Group reading, where each child has the same text, provides a supportive way to challenge and extend children’s reading repertoire and skills. Children can read together or in turns with the more able supporting others.

Indeed, an adult or able child can lead the reading while others follow in their books. I find that this particularly benefits those children on a shallow diet of simple and often repetitive texts, as it extends their horizons and stimulates their motivation to read. A quiet time can be incorporated, during which the group is encouraged to read on alone and then discuss an extract.

Teaching problem-solving strategies to make sense of print and skills such as phonics is most effective at group or class times when big books or enlarged-print texts are shared.
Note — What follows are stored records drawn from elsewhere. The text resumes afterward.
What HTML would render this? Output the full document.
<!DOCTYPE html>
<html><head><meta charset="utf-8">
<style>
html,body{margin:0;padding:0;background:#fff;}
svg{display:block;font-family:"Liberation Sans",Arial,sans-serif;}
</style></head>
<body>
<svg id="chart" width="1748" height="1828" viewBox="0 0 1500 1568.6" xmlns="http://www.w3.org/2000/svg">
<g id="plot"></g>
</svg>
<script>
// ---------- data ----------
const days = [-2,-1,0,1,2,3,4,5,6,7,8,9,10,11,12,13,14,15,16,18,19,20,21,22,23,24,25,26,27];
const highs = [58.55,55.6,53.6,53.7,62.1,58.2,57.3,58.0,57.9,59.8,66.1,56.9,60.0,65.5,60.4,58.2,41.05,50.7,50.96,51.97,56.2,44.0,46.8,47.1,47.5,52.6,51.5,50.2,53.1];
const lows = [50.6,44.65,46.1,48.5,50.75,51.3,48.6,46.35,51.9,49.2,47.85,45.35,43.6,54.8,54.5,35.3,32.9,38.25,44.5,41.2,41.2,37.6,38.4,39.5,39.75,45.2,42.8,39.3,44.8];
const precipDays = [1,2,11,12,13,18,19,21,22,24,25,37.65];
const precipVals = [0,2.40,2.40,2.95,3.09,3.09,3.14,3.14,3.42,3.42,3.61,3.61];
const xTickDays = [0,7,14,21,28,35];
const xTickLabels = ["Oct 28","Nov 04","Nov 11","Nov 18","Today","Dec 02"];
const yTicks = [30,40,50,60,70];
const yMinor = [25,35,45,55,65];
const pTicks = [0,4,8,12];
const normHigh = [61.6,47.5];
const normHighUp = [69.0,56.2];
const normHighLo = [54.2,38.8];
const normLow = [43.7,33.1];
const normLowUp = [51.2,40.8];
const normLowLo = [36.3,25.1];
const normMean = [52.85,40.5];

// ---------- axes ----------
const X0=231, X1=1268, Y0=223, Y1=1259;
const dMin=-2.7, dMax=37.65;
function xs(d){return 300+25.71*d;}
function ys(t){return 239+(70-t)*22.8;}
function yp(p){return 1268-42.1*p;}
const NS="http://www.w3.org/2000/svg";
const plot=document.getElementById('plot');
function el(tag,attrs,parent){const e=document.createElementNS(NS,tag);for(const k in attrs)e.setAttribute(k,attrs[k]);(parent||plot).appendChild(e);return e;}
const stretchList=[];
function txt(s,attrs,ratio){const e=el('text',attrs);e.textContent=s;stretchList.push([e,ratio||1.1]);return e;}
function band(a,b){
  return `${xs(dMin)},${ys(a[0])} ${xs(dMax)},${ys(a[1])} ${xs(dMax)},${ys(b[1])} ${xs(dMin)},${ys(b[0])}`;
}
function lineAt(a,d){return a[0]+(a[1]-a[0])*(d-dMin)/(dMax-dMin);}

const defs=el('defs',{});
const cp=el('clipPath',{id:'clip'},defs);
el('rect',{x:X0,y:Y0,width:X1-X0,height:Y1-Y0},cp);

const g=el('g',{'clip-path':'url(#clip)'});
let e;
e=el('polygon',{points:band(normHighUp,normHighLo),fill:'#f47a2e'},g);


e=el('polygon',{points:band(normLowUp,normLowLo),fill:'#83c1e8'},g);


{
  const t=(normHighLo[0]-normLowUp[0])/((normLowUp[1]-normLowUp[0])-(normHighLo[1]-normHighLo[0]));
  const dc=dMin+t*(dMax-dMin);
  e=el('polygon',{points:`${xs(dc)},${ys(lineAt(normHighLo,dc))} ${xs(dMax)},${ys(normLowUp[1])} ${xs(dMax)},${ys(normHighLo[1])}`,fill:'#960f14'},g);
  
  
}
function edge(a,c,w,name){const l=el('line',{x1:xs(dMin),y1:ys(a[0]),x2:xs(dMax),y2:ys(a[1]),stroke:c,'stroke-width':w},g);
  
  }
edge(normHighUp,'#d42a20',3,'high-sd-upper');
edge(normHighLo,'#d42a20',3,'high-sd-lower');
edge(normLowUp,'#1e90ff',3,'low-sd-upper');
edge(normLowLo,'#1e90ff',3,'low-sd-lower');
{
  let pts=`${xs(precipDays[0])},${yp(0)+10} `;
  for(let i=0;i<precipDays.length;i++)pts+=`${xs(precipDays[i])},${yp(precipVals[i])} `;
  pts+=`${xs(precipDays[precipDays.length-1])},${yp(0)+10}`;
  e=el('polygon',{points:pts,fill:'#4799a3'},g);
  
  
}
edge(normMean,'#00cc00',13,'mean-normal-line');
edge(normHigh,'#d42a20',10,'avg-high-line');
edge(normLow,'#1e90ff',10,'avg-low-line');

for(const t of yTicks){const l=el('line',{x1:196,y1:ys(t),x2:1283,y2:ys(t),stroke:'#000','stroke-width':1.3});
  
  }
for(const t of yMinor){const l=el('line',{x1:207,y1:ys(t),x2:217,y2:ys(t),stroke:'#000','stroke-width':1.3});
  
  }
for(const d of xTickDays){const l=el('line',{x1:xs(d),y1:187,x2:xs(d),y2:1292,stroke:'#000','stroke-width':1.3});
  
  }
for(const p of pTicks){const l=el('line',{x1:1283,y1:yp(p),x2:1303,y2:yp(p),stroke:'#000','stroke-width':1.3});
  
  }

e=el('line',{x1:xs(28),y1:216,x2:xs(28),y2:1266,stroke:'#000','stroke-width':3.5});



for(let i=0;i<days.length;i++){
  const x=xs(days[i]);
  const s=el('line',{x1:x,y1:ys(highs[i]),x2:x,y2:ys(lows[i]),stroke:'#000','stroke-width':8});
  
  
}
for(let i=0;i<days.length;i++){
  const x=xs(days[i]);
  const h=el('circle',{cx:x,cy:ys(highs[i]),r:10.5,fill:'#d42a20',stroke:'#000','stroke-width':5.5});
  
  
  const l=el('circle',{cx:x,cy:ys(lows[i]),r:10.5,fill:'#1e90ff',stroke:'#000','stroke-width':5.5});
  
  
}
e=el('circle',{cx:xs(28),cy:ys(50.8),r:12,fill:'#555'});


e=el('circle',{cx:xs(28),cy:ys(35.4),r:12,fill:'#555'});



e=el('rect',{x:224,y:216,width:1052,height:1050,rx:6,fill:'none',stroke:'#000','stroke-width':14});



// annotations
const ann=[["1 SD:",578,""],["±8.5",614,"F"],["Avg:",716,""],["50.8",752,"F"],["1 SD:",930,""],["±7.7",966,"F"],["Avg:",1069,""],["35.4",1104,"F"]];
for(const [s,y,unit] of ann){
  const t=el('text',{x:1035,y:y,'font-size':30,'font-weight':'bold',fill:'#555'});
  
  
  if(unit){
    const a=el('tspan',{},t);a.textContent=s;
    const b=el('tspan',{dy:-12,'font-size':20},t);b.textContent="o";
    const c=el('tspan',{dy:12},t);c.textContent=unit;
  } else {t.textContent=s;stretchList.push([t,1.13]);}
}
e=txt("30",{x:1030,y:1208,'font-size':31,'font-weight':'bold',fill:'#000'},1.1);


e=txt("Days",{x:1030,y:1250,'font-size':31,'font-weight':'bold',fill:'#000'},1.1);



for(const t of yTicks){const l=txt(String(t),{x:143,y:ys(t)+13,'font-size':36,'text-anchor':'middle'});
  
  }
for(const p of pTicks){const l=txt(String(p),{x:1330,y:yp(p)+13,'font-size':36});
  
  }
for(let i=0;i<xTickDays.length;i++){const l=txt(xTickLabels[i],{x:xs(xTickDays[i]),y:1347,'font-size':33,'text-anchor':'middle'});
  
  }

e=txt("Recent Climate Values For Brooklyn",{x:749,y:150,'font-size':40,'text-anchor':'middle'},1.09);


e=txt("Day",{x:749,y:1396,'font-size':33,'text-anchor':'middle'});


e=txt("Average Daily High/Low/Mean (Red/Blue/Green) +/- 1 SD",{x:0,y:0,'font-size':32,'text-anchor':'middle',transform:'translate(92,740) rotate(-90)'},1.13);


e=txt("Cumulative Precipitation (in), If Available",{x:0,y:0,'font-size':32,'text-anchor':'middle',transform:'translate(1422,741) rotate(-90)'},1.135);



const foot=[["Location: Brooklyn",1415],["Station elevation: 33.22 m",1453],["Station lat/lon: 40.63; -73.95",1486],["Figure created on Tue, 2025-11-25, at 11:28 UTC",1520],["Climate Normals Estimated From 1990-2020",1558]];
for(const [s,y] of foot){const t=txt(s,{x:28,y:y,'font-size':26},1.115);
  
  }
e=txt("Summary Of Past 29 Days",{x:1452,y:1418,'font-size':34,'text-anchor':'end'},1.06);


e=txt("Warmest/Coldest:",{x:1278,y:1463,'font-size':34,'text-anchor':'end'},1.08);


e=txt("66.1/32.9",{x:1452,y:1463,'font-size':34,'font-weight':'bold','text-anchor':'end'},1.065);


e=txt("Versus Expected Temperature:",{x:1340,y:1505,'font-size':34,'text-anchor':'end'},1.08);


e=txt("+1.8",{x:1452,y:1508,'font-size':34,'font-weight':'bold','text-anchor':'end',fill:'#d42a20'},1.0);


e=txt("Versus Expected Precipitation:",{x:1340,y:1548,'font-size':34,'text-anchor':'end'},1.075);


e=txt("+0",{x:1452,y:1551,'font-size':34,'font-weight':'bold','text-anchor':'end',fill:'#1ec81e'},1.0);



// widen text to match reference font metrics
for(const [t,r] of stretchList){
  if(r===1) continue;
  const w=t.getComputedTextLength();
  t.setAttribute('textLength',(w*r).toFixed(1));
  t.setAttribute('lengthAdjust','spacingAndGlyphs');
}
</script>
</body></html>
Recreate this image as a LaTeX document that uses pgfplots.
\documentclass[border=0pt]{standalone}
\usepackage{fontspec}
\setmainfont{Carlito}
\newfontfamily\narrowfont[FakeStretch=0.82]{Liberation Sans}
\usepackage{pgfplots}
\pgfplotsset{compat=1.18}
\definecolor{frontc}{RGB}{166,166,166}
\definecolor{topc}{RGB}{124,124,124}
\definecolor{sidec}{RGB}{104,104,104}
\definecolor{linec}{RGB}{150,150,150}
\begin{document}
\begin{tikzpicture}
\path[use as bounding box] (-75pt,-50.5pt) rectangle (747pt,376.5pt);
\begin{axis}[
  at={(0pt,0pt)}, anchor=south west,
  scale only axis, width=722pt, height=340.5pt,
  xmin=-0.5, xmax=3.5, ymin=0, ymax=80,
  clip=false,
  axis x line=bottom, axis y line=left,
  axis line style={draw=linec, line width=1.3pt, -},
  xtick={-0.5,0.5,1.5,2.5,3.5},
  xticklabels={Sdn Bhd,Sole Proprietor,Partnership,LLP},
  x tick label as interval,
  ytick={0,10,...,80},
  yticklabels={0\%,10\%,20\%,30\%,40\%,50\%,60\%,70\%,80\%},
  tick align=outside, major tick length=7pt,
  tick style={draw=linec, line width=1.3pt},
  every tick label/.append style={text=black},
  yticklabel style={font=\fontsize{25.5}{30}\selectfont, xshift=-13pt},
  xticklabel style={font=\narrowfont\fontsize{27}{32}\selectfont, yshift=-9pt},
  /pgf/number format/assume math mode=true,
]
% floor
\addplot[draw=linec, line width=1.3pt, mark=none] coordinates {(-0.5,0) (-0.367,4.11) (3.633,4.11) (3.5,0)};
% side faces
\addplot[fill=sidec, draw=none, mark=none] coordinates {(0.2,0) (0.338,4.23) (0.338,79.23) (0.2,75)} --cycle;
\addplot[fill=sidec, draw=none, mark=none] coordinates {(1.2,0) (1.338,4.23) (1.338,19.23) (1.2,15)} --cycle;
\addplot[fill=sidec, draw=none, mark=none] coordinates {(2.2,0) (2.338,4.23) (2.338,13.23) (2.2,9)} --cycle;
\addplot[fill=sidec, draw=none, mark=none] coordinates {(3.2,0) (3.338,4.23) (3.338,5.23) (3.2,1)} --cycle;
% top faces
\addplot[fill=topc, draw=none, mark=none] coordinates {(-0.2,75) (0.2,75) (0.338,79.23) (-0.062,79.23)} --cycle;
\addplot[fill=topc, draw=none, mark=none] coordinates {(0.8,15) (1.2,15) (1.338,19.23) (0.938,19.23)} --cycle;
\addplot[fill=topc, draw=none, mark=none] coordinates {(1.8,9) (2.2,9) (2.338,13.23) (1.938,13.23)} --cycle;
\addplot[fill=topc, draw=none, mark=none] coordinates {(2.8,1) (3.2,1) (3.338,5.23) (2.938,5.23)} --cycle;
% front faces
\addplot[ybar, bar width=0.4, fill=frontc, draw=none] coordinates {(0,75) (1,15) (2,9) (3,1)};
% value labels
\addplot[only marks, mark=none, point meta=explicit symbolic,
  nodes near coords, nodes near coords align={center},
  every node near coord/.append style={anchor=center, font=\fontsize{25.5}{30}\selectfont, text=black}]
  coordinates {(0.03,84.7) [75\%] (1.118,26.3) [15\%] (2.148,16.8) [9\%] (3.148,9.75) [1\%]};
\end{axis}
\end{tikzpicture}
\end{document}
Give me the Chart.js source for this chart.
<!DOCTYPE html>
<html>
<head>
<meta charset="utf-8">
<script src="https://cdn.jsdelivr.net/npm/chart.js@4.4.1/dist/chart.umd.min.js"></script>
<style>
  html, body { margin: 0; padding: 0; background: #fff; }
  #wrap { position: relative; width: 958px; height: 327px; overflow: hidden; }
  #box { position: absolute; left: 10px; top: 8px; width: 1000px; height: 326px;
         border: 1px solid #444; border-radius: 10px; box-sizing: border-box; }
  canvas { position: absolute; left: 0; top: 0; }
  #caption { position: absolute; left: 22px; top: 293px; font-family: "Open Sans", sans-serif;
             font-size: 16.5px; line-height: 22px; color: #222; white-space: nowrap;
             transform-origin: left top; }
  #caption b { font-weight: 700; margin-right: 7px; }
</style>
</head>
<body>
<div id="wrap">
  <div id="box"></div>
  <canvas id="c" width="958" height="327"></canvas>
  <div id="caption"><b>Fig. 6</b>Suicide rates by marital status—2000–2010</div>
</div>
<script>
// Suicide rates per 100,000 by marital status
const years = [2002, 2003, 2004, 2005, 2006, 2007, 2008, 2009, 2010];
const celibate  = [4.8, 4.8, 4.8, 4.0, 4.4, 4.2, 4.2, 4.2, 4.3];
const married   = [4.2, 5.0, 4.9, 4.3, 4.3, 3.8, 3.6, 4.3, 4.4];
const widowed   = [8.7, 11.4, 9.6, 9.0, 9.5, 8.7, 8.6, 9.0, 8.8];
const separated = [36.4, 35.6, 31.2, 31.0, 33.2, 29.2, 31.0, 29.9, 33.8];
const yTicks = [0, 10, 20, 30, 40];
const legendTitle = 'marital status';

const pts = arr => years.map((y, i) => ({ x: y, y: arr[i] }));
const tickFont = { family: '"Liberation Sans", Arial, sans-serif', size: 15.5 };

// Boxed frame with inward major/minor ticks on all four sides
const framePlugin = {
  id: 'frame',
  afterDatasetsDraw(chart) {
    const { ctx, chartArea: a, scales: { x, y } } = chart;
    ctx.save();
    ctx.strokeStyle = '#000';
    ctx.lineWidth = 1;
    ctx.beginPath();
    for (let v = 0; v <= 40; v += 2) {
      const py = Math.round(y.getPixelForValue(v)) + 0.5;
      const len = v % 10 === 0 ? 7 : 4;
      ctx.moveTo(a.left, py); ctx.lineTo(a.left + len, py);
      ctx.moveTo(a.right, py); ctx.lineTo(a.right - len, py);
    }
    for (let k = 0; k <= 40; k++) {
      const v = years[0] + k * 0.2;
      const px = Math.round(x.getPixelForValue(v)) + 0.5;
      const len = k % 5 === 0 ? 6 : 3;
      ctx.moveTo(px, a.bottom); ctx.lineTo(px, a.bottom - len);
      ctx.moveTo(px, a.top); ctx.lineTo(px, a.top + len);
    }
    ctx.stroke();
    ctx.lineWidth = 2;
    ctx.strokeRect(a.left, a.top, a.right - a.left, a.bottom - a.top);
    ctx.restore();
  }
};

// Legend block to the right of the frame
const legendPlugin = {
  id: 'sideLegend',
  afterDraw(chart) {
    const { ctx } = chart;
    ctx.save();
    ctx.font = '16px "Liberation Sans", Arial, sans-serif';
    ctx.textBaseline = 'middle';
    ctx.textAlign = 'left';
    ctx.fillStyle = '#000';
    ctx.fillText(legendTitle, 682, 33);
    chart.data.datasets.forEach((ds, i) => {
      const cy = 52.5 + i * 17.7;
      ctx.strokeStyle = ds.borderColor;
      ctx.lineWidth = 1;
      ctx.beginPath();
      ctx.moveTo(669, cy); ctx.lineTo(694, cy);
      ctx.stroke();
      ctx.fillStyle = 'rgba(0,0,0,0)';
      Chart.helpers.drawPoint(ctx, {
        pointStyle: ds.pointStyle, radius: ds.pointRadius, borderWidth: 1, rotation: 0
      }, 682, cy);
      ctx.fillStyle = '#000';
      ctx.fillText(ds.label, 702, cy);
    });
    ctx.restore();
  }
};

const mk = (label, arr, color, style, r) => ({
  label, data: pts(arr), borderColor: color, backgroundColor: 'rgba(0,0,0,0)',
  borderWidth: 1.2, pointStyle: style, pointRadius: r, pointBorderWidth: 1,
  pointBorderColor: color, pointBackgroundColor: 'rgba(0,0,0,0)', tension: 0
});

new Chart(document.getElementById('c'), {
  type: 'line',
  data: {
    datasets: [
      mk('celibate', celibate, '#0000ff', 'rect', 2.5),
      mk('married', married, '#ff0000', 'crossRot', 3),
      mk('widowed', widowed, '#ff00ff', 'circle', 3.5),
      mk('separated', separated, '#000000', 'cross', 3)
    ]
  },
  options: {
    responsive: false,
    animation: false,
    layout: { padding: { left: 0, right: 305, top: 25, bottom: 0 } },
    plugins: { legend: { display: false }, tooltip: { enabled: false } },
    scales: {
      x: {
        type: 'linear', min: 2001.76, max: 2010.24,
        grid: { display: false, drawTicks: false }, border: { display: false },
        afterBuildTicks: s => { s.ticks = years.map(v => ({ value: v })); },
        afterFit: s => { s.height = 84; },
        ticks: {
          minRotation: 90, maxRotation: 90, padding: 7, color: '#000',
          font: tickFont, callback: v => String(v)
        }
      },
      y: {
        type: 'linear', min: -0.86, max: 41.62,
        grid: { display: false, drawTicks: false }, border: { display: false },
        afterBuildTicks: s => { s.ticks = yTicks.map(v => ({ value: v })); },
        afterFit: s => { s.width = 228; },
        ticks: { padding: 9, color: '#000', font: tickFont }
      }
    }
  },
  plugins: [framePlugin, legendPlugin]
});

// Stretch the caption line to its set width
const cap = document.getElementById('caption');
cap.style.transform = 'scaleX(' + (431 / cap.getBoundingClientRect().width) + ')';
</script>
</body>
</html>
These are a meaningful source of material to develop children’s awareness of the need to use sense, sound and syntax, as well as developing the habit of reading on and reading back when the text becomes difficult for them. Enlarged text provides an enjoyable and effective means of “standing back from print” and discussing “words”, “sounds” and “letters”.

Assessing reading is important and to do that effectively teachers need to not only hear children read but listen. That can only be done successfully with individuals. Quality and not quantity is the key. Quality assessment needs to be given equal status with other classroom activities. This provides crucial information for the child’s records and for future planning for teaching reading.

Parents can be invited to make contributions to this process by the inclusion of a notebook with the child’s book. This notebook provides an opportunity for dialogue between home and school. Parents are quick to pick up on a child’s motivation, as well as areas of weakness or strength.

Teachers need to be seen teaching reading and children need to be seen practising reading. Practising reading can be a 10-minute slot during which everyone reads alone or in turns with a neighbouring child. Remember, above all, that you can hear 32 pupils but you can only listen to one child read at a time.